-- PROVIDED MATERIAL --
[START]

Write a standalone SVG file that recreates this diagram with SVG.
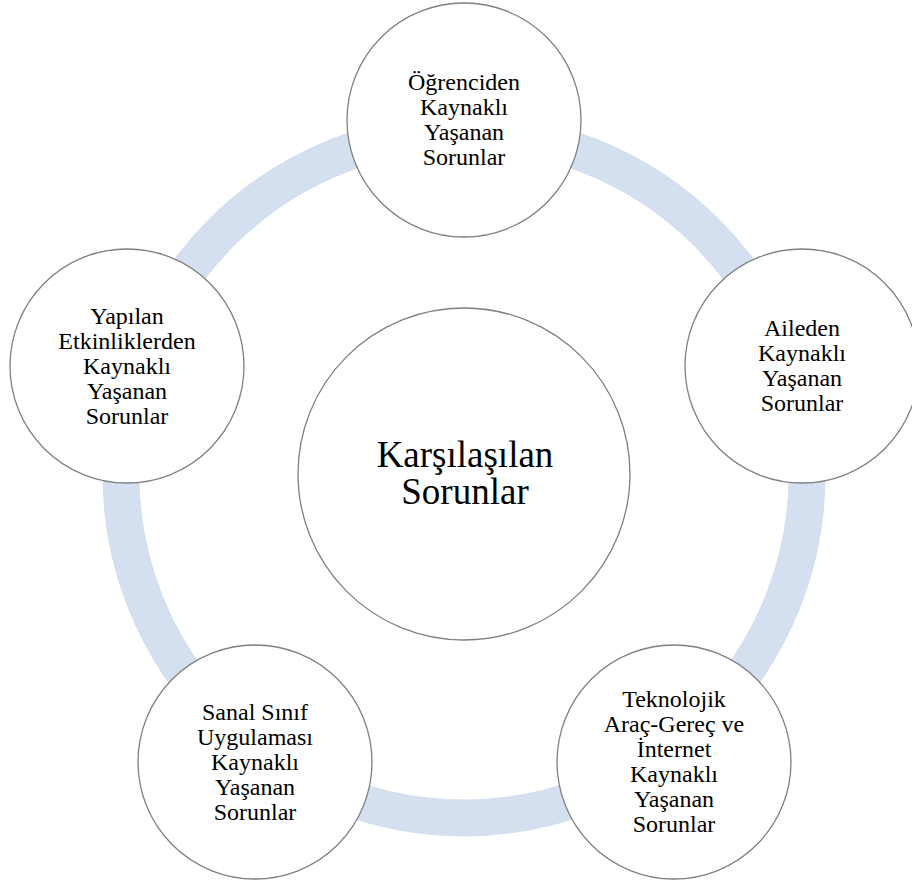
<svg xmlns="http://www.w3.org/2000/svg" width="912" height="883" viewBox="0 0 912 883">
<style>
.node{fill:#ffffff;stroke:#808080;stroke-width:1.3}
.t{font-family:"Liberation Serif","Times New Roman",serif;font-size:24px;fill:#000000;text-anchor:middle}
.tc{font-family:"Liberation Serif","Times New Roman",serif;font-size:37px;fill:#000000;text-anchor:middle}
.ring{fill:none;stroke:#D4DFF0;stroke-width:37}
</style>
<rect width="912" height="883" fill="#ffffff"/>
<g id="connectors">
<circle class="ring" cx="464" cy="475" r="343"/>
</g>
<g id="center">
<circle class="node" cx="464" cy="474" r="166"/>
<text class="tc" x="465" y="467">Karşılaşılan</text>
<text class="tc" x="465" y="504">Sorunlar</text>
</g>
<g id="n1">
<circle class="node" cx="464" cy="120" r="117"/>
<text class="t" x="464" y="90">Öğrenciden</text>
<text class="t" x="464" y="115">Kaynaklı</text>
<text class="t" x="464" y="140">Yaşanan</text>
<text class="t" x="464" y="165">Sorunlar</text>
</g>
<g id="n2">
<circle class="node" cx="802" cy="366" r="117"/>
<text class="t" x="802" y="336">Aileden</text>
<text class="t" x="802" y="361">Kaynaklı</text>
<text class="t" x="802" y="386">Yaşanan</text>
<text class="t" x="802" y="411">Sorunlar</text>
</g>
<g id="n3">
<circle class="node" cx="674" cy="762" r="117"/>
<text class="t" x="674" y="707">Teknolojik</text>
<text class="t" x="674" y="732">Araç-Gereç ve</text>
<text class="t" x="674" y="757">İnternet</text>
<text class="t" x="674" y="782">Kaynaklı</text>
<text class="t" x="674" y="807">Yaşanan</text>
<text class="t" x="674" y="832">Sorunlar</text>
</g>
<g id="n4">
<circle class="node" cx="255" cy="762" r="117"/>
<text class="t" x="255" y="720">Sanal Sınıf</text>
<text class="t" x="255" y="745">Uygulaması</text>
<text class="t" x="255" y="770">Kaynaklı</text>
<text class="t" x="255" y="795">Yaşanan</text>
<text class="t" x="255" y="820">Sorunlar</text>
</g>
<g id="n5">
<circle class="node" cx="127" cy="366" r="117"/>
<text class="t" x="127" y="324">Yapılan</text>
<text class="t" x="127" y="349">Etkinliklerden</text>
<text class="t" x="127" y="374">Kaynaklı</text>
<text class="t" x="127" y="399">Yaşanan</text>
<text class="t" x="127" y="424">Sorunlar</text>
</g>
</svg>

[END]

-- DIRECTIVE --
Output the material word for word, omitting its pictures.

-- ANSWER TO THE EXERCISE --
Write a standalone SVG file that recreates this diagram with SVG.
<svg xmlns="http://www.w3.org/2000/svg" width="912" height="883" viewBox="0 0 912 883">
<style>
.node{fill:#ffffff;stroke:#808080;stroke-width:1.3}
.t{font-family:"Liberation Serif","Times New Roman",serif;font-size:24px;fill:#000000;text-anchor:middle}
.tc{font-family:"Liberation Serif","Times New Roman",serif;font-size:37px;fill:#000000;text-anchor:middle}
.ring{fill:none;stroke:#D4DFF0;stroke-width:37}
</style>
<rect width="912" height="883" fill="#ffffff"/>
<g id="connectors">
<circle class="ring" cx="464" cy="475" r="343"/>
</g>
<g id="center">
<circle class="node" cx="464" cy="474" r="166"/>
<text class="tc" x="465" y="467">Karşılaşılan</text>
<text class="tc" x="465" y="504">Sorunlar</text>
</g>
<g id="n1">
<circle class="node" cx="464" cy="120" r="117"/>
<text class="t" x="464" y="90">Öğrenciden</text>
<text class="t" x="464" y="115">Kaynaklı</text>
<text class="t" x="464" y="140">Yaşanan</text>
<text class="t" x="464" y="165">Sorunlar</text>
</g>
<g id="n2">
<circle class="node" cx="802" cy="366" r="117"/>
<text class="t" x="802" y="336">Aileden</text>
<text class="t" x="802" y="361">Kaynaklı</text>
<text class="t" x="802" y="386">Yaşanan</text>
<text class="t" x="802" y="411">Sorunlar</text>
</g>
<g id="n3">
<circle class="node" cx="674" cy="762" r="117"/>
<text class="t" x="674" y="707">Teknolojik</text>
<text class="t" x="674" y="732">Araç-Gereç ve</text>
<text class="t" x="674" y="757">İnternet</text>
<text class="t" x="674" y="782">Kaynaklı</text>
<text class="t" x="674" y="807">Yaşanan</text>
<text class="t" x="674" y="832">Sorunlar</text>
</g>
<g id="n4">
<circle class="node" cx="255" cy="762" r="117"/>
<text class="t" x="255" y="720">Sanal Sınıf</text>
<text class="t" x="255" y="745">Uygulaması</text>
<text class="t" x="255" y="770">Kaynaklı</text>
<text class="t" x="255" y="795">Yaşanan</text>
<text class="t" x="255" y="820">Sorunlar</text>
</g>
<g id="n5">
<circle class="node" cx="127" cy="366" r="117"/>
<text class="t" x="127" y="324">Yapılan</text>
<text class="t" x="127" y="349">Etkinliklerden</text>
<text class="t" x="127" y="374">Kaynaklı</text>
<text class="t" x="127" y="399">Yaşanan</text>
<text class="t" x="127" y="424">Sorunlar</text>
</g>
</svg>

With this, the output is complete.